Show all lines holding "Write".

● **Source data**
##############################

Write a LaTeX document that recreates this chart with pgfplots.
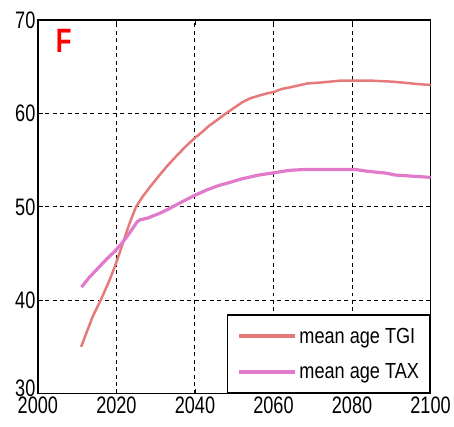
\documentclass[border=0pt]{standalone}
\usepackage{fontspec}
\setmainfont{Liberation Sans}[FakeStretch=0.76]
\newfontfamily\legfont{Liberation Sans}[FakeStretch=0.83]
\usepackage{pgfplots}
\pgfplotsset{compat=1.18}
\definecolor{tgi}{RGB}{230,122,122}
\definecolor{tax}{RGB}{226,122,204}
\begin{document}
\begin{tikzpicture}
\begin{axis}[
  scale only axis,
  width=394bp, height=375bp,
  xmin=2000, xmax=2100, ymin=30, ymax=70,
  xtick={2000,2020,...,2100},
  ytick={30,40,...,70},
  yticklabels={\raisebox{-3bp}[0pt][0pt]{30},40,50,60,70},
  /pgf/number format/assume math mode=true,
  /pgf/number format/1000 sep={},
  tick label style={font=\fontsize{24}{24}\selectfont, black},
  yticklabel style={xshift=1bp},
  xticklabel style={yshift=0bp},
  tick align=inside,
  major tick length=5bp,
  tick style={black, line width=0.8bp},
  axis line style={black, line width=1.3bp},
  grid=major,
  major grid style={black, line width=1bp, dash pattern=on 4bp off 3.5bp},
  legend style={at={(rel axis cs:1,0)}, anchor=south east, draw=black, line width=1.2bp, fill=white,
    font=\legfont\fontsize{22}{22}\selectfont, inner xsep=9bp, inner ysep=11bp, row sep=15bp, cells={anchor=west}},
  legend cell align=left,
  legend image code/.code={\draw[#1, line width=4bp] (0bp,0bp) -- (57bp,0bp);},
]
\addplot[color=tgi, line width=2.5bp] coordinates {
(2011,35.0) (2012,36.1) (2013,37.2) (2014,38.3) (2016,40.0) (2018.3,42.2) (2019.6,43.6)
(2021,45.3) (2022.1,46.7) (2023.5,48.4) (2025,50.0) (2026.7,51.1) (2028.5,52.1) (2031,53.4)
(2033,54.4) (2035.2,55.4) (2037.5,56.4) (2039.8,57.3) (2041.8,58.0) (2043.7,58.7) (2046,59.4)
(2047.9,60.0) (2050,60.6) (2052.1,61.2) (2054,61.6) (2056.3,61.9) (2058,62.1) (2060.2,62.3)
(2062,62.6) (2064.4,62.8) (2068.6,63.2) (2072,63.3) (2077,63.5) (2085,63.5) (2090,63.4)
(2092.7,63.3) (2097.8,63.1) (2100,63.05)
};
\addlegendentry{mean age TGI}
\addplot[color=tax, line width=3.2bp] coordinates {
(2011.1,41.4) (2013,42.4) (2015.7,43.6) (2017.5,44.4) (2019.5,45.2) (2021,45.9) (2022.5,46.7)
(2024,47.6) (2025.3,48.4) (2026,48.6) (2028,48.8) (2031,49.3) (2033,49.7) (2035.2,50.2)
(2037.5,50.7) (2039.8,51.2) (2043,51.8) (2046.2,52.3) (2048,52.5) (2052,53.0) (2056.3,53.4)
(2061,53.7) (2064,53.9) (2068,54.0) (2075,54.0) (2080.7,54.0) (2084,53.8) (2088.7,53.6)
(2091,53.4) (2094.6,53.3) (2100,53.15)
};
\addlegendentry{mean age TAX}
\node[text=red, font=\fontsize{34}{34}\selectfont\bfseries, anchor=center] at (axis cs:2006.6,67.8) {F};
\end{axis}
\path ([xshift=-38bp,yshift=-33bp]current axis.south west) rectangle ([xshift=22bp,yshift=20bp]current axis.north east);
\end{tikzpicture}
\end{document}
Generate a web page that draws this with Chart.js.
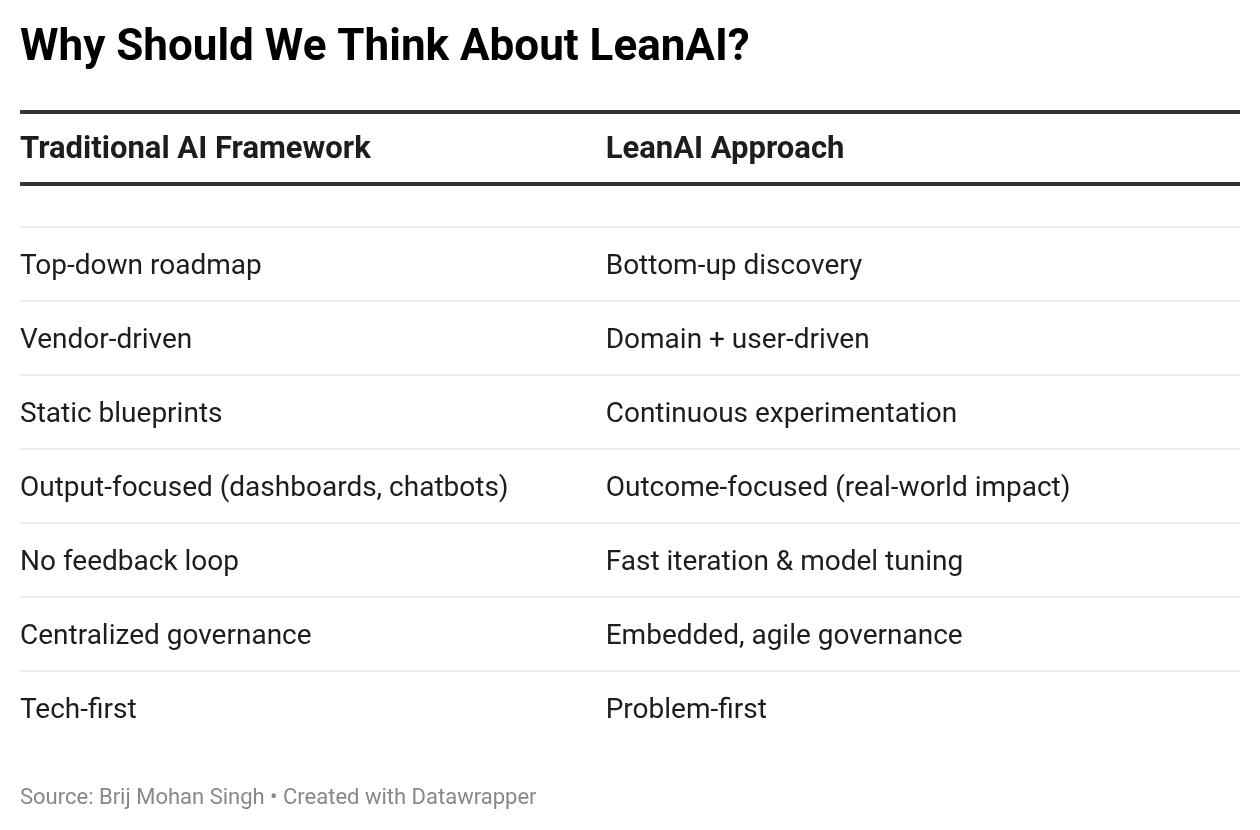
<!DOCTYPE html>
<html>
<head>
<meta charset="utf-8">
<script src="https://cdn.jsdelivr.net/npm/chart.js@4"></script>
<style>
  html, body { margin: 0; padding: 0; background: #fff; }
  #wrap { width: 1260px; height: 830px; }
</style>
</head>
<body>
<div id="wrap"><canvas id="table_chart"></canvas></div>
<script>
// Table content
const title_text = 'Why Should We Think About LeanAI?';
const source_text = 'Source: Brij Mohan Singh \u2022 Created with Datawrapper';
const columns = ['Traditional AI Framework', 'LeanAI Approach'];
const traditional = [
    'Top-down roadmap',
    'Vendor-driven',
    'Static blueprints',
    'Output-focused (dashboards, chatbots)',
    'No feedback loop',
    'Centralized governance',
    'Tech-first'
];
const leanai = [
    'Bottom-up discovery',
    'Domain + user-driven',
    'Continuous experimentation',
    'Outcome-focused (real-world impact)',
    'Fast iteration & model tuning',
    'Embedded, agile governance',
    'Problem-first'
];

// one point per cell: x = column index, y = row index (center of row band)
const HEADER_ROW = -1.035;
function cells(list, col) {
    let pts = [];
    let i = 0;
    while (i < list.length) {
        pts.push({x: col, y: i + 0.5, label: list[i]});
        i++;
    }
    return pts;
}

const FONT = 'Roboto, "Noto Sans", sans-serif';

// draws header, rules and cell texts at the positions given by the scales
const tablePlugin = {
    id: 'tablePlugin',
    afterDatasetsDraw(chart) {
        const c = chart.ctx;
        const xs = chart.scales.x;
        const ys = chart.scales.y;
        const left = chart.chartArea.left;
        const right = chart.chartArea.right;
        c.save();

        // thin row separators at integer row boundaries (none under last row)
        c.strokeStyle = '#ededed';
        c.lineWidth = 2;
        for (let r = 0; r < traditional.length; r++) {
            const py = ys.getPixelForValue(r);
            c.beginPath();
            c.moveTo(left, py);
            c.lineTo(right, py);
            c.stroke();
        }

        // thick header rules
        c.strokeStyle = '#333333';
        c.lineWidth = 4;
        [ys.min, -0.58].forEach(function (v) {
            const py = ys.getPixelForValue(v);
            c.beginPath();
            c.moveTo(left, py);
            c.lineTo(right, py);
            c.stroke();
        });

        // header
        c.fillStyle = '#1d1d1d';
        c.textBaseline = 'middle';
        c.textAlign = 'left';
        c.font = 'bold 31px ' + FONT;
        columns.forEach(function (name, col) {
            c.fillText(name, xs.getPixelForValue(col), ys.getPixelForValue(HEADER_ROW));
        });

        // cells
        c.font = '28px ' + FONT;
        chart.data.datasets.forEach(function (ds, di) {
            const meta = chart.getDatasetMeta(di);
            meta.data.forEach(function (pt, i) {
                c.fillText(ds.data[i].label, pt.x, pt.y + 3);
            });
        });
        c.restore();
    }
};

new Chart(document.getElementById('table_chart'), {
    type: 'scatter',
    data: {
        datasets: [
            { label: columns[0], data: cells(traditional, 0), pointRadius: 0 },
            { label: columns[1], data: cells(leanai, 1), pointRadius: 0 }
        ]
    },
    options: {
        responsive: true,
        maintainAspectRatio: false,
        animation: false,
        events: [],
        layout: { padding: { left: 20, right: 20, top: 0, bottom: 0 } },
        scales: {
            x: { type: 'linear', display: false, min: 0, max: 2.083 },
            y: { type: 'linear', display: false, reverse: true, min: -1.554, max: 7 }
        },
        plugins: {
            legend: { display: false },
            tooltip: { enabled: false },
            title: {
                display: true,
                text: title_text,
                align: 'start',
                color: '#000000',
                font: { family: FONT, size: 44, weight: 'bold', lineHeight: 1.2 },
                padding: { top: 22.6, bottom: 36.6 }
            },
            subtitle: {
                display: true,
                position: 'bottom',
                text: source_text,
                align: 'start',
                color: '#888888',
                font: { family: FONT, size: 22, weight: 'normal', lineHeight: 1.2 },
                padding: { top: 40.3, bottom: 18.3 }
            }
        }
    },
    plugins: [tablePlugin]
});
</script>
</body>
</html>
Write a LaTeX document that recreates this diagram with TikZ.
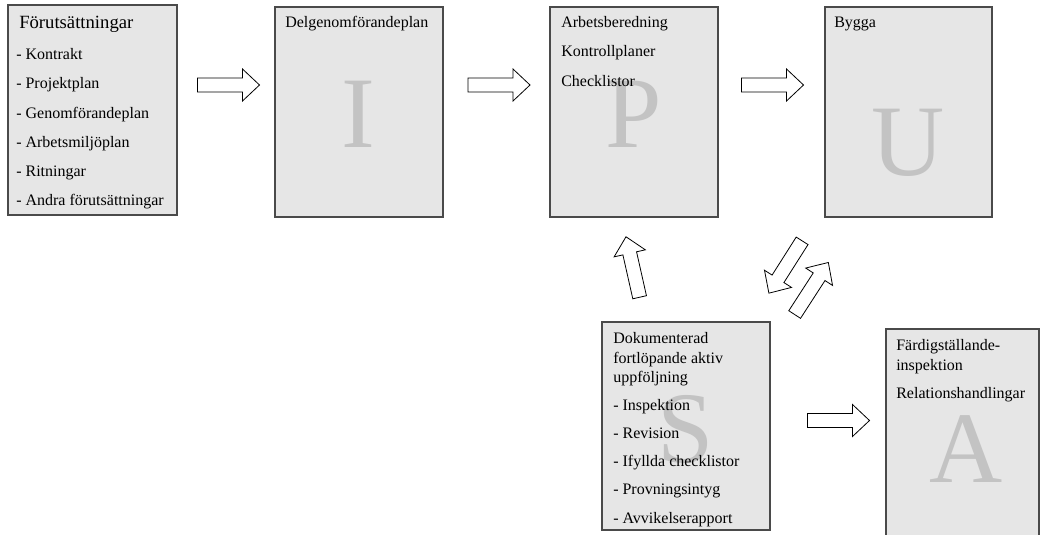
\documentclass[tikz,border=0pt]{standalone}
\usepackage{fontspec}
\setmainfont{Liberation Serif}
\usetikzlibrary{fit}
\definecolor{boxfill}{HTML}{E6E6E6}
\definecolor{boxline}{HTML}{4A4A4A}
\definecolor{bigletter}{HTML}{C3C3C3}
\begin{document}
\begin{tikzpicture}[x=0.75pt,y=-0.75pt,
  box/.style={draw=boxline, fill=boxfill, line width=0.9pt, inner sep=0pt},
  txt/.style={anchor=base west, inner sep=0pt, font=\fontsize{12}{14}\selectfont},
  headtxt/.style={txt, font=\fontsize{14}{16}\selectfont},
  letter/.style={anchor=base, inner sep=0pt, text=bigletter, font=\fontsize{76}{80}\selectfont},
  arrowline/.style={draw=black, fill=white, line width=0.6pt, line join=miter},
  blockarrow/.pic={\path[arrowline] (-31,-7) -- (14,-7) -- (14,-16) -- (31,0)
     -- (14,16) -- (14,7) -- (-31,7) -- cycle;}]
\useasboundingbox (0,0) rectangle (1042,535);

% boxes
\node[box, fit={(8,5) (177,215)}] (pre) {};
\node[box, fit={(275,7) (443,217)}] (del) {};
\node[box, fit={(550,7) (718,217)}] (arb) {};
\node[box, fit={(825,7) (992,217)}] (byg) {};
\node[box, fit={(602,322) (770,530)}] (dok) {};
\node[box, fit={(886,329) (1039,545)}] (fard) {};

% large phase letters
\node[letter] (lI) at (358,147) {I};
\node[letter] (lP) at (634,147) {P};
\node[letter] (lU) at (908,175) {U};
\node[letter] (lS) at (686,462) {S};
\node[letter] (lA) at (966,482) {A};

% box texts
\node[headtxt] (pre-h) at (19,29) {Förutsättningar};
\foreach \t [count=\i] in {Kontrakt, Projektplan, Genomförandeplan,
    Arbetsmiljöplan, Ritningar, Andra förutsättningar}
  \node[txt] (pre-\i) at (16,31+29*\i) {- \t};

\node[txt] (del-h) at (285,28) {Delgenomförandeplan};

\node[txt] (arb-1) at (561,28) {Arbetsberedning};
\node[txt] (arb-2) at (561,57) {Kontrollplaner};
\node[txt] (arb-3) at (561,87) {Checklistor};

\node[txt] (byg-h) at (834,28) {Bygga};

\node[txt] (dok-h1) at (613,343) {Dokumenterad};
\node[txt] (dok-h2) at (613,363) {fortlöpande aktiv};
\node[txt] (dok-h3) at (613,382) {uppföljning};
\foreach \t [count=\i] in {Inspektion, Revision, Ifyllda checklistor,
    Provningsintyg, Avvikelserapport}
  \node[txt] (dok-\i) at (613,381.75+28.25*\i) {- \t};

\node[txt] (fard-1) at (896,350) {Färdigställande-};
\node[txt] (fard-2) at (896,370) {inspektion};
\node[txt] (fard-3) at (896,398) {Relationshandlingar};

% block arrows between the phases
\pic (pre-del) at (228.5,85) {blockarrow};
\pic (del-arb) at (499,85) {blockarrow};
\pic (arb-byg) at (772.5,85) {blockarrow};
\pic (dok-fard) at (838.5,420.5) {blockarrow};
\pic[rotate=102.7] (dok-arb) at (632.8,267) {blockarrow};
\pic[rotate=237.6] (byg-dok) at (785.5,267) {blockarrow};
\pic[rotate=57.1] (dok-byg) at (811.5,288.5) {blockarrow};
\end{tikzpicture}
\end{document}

##############################

● **ANSWER TO THE PROBLEM**
Write a LaTeX document that recreates this chart with pgfplots.
Write a LaTeX document that recreates this diagram with TikZ.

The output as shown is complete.